Así, el Paris que Atget retrata, es un París de estrechas callejuelas, de patios olvidados, de casas de contrucción frágil a punto de derrumbarse, de tiendas donde se acumula la mercancía imposible de vender, de barrios periféricos donde crecen las chabolas. Todo lo que ese París moderno no quería ser, no quería ver y se esforzaba en eliminar.

Un Paris perteneciente al pasado, a punto de desaparecer y tan anacrónico, o tan opuesto al signo de los tiempos, como la propia máquina que Atget manejaba.
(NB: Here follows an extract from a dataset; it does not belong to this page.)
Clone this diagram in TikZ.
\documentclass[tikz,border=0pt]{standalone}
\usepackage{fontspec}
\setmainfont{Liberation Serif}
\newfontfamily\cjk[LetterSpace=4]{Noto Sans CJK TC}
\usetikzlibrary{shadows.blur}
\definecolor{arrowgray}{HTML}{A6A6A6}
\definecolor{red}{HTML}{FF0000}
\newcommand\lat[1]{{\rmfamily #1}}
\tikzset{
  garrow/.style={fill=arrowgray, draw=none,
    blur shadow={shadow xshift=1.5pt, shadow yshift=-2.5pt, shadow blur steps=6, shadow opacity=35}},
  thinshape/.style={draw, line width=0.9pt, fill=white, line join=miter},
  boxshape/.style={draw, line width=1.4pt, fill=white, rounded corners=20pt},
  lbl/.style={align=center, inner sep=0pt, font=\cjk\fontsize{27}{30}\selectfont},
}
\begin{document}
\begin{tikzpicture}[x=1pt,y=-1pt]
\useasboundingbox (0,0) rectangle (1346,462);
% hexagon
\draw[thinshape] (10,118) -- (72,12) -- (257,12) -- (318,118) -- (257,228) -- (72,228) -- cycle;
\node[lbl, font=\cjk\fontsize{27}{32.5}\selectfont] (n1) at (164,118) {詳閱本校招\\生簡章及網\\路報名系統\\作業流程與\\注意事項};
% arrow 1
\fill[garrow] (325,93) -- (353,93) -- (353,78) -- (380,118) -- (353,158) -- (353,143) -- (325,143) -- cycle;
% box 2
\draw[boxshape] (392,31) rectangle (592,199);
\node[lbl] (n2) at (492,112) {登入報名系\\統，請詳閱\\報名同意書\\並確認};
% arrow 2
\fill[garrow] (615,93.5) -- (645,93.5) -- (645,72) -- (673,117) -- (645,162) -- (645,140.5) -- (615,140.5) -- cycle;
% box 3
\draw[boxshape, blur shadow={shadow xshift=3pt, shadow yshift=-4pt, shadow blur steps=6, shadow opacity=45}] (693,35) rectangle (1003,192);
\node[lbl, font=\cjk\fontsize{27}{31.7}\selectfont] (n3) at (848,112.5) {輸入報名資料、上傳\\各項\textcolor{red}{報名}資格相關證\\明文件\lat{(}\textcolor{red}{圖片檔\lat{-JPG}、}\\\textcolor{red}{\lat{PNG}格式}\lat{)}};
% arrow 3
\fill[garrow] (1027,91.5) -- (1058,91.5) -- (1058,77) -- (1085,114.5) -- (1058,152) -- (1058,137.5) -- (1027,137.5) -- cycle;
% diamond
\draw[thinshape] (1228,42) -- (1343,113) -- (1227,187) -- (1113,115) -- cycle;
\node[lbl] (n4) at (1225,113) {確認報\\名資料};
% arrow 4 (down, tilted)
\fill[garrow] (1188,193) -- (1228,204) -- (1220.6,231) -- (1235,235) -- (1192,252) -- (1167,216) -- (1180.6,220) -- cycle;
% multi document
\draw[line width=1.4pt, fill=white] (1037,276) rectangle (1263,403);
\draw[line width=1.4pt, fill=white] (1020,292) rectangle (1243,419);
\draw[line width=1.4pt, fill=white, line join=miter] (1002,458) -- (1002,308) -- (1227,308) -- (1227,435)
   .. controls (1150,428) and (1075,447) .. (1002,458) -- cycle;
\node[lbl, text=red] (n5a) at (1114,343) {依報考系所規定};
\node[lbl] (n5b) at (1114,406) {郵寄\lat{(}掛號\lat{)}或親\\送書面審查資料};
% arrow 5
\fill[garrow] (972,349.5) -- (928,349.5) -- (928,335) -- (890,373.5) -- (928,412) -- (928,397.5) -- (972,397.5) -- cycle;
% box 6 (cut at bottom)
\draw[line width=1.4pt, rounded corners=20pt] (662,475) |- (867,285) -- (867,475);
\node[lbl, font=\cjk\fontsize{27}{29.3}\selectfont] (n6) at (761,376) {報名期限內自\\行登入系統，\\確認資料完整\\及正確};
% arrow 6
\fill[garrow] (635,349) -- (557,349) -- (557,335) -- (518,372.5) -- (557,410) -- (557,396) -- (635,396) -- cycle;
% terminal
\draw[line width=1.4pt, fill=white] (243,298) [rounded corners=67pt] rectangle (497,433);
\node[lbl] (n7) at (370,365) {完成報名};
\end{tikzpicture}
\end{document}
Un aparato que, como he dicho al principio, exigía larguísimas exposiciones y por eso mismo, obligaba al fotógrafo a realizar sus tomas cuando no había nadie en la calle, para evitar que se le colasen figuras fantasmales (y aún así de vez en cuando sombras borrosas aparecen en sus placa) o a hacer posar a sus modelos, las personas que habitaban ese París agonizante, en poses estáticas y hiératicas, aquellas en las que se cansarían menos.

Una limitación técnica que en manos de Atget se convierte en una de esas virtudes, porque esas vistas de ese Paris agonizante, cochambroso y miserable, al hallarse desprovistas de seres humanos, consiguen transmitir una mayor impresión de angustia, de ahogo, de catástrofe inminente, de muerte y desolación inevitables.


Y así, en las fotografías de Atget, París, ese París que todos asociamos con las ciudad más bella del mundo, deviene una fantasmagoría, un espacio tétrico e inquietante, un lugar fuera de este mundo, procedente de quién sabe qué malos sueños, y que se desvanecerá en un instante, en cuanto el sol salga y la luz inunde ese mismo mundo.